Romania, uccidere i cani randagi è legge di stato
La Romania autorizza la soppressione dei cani randagi dopo appena tre giorni dalla cattura. Insorgono le associazioni ambientaliste, contraria anche l'UE
Tre giorni dopo la cattura i randagi potranno essere uccisi. Lo stabilirà una legge, approvata lo scorso 22 novembre dal Parlamento rumeno con 168 voti favorevoli e 111 contrari. A nulla sono valse le numerose proteste delle associazioni animaliste internazionali, che pur erano riuscite per mesi a rinviare la proposta di legge. Inutile anche l’appello dell’Unione Europea a dispetto di quell’articolo 13 del Trattato di Lisbona, che prevede il rispetto degli animali in virtù del loro status di “esseri senzienti”.
La giustificazione adottata dal Parlamento rumeno è quella di limitare un fenomeno dilagante come il randagismo, che può contare su 50.000 cani liberi nella sola capitale Bucarest. Mostrando uno spirito insensato quanto cinico, i rappresentanti politici rumeni hanno allestito un quadro che non lascia scampo ai randagi. Ufficialmente dovranno essere uccisi dopo tre giorni solamente quegli animali giudicati malati, aggressivi o pericolosi per la salute pubblica.
La domanda che viene quindi spontanea è: chi giudicherà il limite secondo cui stabilire se un animale debba essere giustiziato? La legge pone nelle mani dei sindaci pieni poteri decisionali non solo in base a questo, ma anche e soprattutto per quanto riguarda le modalità di soppressione: nulla è definito dal Parlamento, saranno i rappresentanti locali a scegliere le pratiche da mettere in atto.
Anche nel caso tuttavia che non venga valutato né malato e né aggressivo o pericoloso, per il randagio è prevista l’esecuzione dopo 30 giorni. A fermare il boia potrebbe essere solo una consultazione popolare, non meglio specificata nel testo. Anche coloro che volessero strappare un cane a morte certa, vedrebbero la strada dell’adozione tutta in salita.
A rendere più problematico adottare un randagio non sarebbero soltanto norme comprensibili come l’autorizzazione dei vicini e la verifica di idoneità, anche economica, dei futuri padroni, ma anche una tassa di adozione.

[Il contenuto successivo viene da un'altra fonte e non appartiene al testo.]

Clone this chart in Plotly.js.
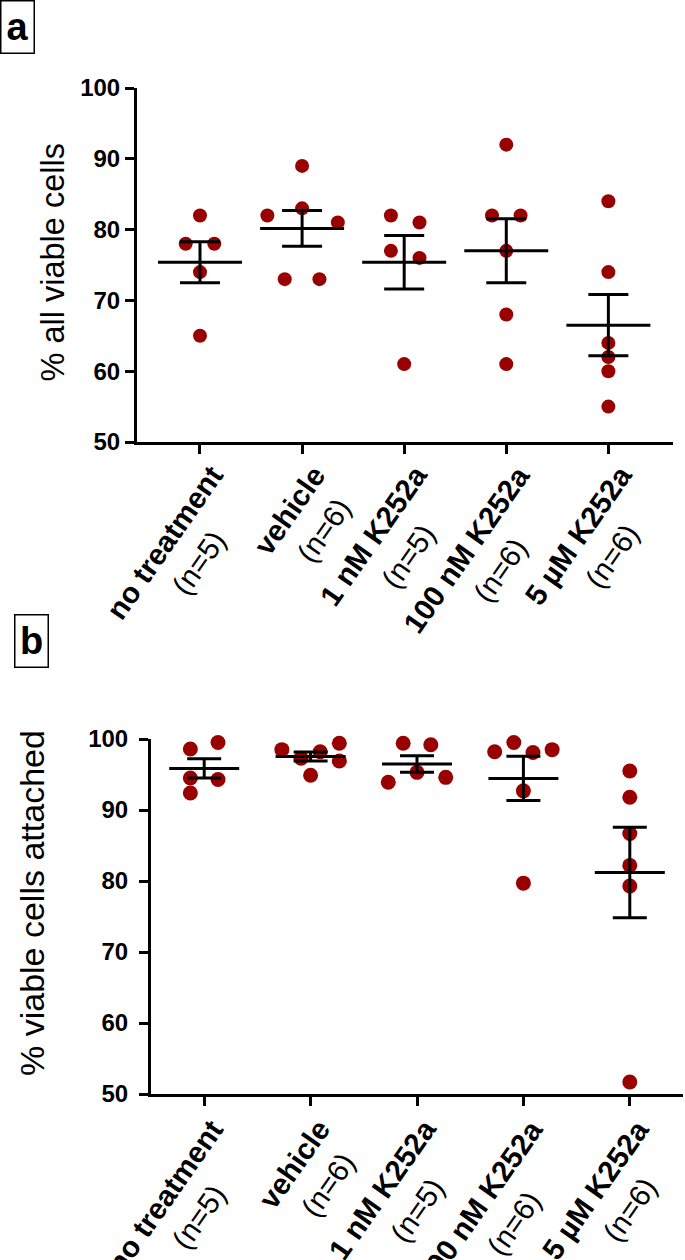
<!DOCTYPE html>
<html><head><meta charset="utf-8">
<script src="https://cdn.plot.ly/plotly-3.0.1.min.js"></script>
<style>html,body{margin:0;padding:0;background:#fff}</style>
</head><body><div id="chart" style="width:685px;height:1260px"></div>
<script>
// ---------- data ----------
const categories = ['no treatment', 'vehicle', '1 nM K252a', '100 nM K252a', '5 \u00b5M K252a'];
const yTicks = [50, 60, 70, 80, 90, 100];

// panel a: % all viable cells
const noTreatmentA = [82, 78, 78, 74, 65];
const vehicleA     = [89, 83, 82, 81, 73, 73];
const k252a1nMA    = [82, 81, 77, 76, 61];
const k252a100nMA  = [92, 82, 82, 77, 68, 61];
const k252a5uMA    = [84, 74, 64, 62, 60, 55];

// panel b: % viable cells attached
const noTreatmentB = [98.6, 99.5, 94.5, 94.3, 92.4];
const vehicleB     = [98.5, 99.4, 97.3, 98.2, 96.9, 94.9];
const k252a1nMB    = [99.4, 99.2, 95.3, 94.6, 93.9];
const k252a100nMB  = [98.2, 99.5, 98.1, 98.5, 92.7, 79.7];
const k252a5uMB    = [95.5, 91.8, 86.7, 82.2, 79.3, 51.7];

// horizontal spread of the dots inside each column (layout only, in column widths)
const spreadA = [[0,-0.14,0.14,0,0],[0,0,-0.34,0.35,-0.17,0.17],[-0.13,0.15,-0.13,0.15,0],[0,-0.14,0.14,0,0,0],[0,0,0,0,0,0]];
const spreadB = [[-0.13,0.13,-0.13,0.13,-0.13],[-0.27,0.27,-0.09,0.09,0.27,0],[-0.13,0.13,0,0.27,-0.27],[-0.27,-0.09,0.09,0.27,0,0],[0,0,0,0,0,0]];

// ---------- styling ----------
const FONT = '"Liberation Sans", Arial, sans-serif';
const DOT = '#990000';
const W = 685, H = 1260;
const LABEL_ANGLE = 55;
const LABEL_FS = 29.5;
const LINE_GAP = 40;     // distance between the two label lines
const LINE_SLIDE = 3;    // slide of the (n=..) line along the text direction
const LINE_EW_FACTOR = 1.4; // plotly draws line-ew 1.4x its size

const panels = [
  {groups:[noTreatmentA, vehicleA, k252a1nMA, k252a100nMA, k252a5uMA], spread:spreadA,
   left:137, right:673, top:88, bottom:442, range:[-0.617, 4.633], dot:14, meanW:84, capW:20,
   tickFs:24, standoff:0, title:'% all viable cells', titleX:52.5, titleY:263, titleFs:32.5,
   tag:'a', tagX:17, tagY:27, bx:24, by:33},
  {groups:[noTreatmentB, vehicleB, k252a1nMB, k252a100nMB, k252a5uMB], spread:spreadB,
   left:151, right:683, top:739, bottom:1094, range:[-0.5, 4.5], dot:15, meanW:70, capW:17,
   tickFs:24, standoff:6, title:'% viable cells attached', titleX:32, titleY:903, titleFs:34,
   tag:'b', tagX:31.5, tagY:641, bx:20, by:35}
];

const mean = a => a.reduce((s, v) => s + v, 0) / a.length;
const sem = a => { const m = mean(a); return Math.sqrt(a.reduce((s, v) => s + (v - m) ** 2, 0) / (a.length - 1)) / Math.sqrt(a.length); };

const ctx = document.createElement('canvas').getContext('2d');
function textW(t, weight, size) { ctx.font = weight + ' ' + size + 'px "Liberation Sans"'; return ctx.measureText(t).width; }

const traces = [];
const layout = {
  width: W, height: H, margin: {l:0, r:0, t:0, b:0}, autosize: false,
  paper_bgcolor: '#fff', plot_bgcolor: '#fff', showlegend: false,
  font: {family: FONT, color: '#000'}, annotations: []
};

const th = -LABEL_ANGLE * Math.PI / 180;
const rot = (x, y) => [x * Math.cos(th) - y * Math.sin(th), x * Math.sin(th) + y * Math.cos(th)];

panels.forEach((p, k) => {
  const xa = k === 0 ? 'x' : 'x2', ya = k === 0 ? 'y' : 'y2';
  const xKey = k === 0 ? 'xaxis' : 'xaxis2', yKey = k === 0 ? 'yaxis' : 'yaxis2';
  const xs = [], ys = [];
  p.groups.forEach((g, i) => g.forEach((v, j) => { xs.push(i + p.spread[i][j]); ys.push(v); }));
  traces.push({type:'scatter', mode:'markers', x:xs, y:ys, xaxis:xa, yaxis:ya, cliponaxis:false,
    marker:{color:DOT, size:p.dot, line:{width:0}}, hoverinfo:'skip'});
  traces.push({type:'scatter', mode:'markers', x:p.groups.map((g, i) => i), y:p.groups.map(mean),
    xaxis:xa, yaxis:ya, cliponaxis:false,
    marker:{symbol:'line-ew', size:p.meanW / LINE_EW_FACTOR, color:'#000', line:{width:3, color:'#000'}},
    error_y:{type:'data', array:p.groups.map(sem), visible:true, color:'#000', thickness:3, width:p.capW}});
  layout[xKey] = {domain:[p.left / W, p.right / W], range:p.range, anchor:ya,
    tickvals:[0,1,2,3,4], showticklabels:false, ticks:'outside', ticklen:9, tickwidth:3, tickcolor:'#000',
    showline:true, linewidth:3, linecolor:'#000', showgrid:false, zeroline:false, fixedrange:true};
  layout[yKey] = {domain:[1 - p.bottom / H, 1 - p.top / H], range:[50, 100], anchor:xa,
    tickvals:yTicks, ticktext:yTicks.map(v => '<b>' + v + '</b>'),
    ticks:'outside', ticklen:9, tickwidth:3, tickcolor:'#000', ticklabelstandoff:p.standoff,
    tickfont:{family:FONT, size:p.tickFs, color:'#000'},
    showline:true, linewidth:3, linecolor:'#000', showgrid:false, zeroline:false, fixedrange:true};

  // axis title
  layout.annotations.push({xref:'paper', yref:'paper', x:p.titleX / W, y:1 - p.titleY / H,
    text:p.title, textangle:-90, showarrow:false, xanchor:'center', yanchor:'middle',
    font:{family:FONT, size:p.titleFs, color:'#000'}});
  // panel tag
  layout.annotations.push({xref:'paper', yref:'paper', x:p.tagX / W, y:1 - p.tagY / H,
    text:'<b>' + p.tag + '</b>', showarrow:false, xanchor:'center', yanchor:'middle',
    width:26, height:45, borderpad:3, bordercolor:'#000', borderwidth:1.5, bgcolor:'#fff',
    font:{family:FONT, size:38, color:'#000'}});
  // category labels: bold name, with (n=..) centered on the next line, rotated
  categories.forEach((c, i) => {
    const nTxt = '(n=' + p.groups[i].length + ')';
    const w1 = textW(c, 'bold', LABEL_FS);
    const r1 = rot(w1 / 2, 0.3465 * LABEL_FS);
    const c1 = [p.bx - r1[0], p.by - r1[1]];
    const d2 = rot(LINE_SLIDE, LINE_GAP);
    const c2 = [c1[0] + d2[0], c1[1] + d2[1]];
    const base = {xref:xa, yref:'paper', x:i, y:1 - p.bottom / H, textangle:-LABEL_ANGLE,
      showarrow:false, xanchor:'center', yanchor:'middle', font:{family:FONT, size:LABEL_FS, color:'#000'}};
    layout.annotations.push(Object.assign({}, base, {text:'<b>' + c + '</b>', xshift:c1[0], yshift:-c1[1]}));
    layout.annotations.push(Object.assign({}, base, {text:nTxt, xshift:c2[0], yshift:-c2[1]}));
  });
});

Plotly.newPlot('chart', traces, layout, {staticPlot:true, displayModeBar:false});
</script></body></html>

Un provvedimento forse legittimo, ma che in un paese come la Romania, in cui la povertà è così largamente diffusa, potrebbe rappresentare un muro insormontabile per moltissime famiglie. Di fronte a casi come questo, difficile non tornare con la mente anche alla questione “Svizzera”, dove la legge autorizza i cittadini a sparare sui gatti randagi pur di controllarne la diffusione.

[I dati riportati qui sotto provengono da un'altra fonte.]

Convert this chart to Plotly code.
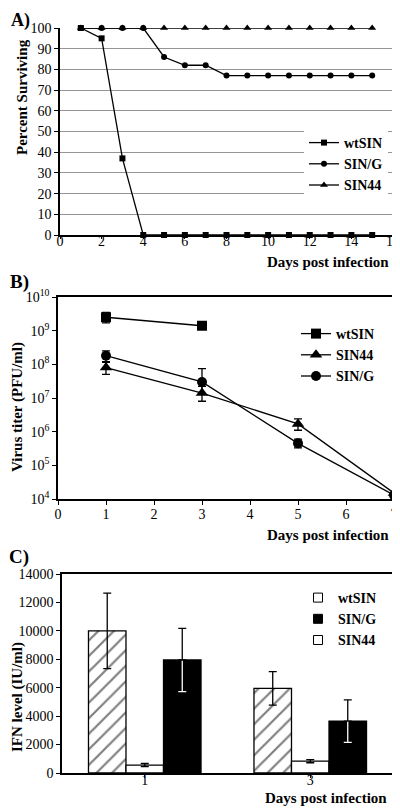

Intanto dure arrivano le reazioni del mondo animalista a cominciare dall’associazione “Four Paws” (Quattro zampe), che cita un rapporto diramato dall’OMS (WHO Expert Committee on Rabies, Eighth Report, Geneva 1992, Series No. 824, P. 31) riguardo la problematica legata alle possibili malattie trasmissibili attraverso il fenomeno del randagismo:
Non c’è nessuna evidenza scientifica del fatto che rimuovere i cani dalla strada abbia un impatto significativo nel ridurre la densità della popolazione canina o il diffondersi di malattie come la rabbia.
Molto critica nei confronti dei politici rumeni anche Sara Turetta, presidente di “Save the Dogs”, associazione che opera in Romania:
E’ una sconfitta per la classe politica romena che ha perso l’ennesima occasione per dimostrare di essere più europei di quanto fin’ora si sia creduto. Ma è anche una sconfitta per i cittadini romeni che vedranno sperperati milioni di fondi statali senza risolvere il problema.
Più di tutti riassume lo sdegno di tutto il mondo animalista Walter Winding, ex presidente della Federazione dei veterinari europei. Uccidere un animale in questo modo, sostiene Winding, non è affatto “eutanasia”:
Portare un animale alla morte senza una diagnosi veterinaria non è eutanasia bensì omicidio.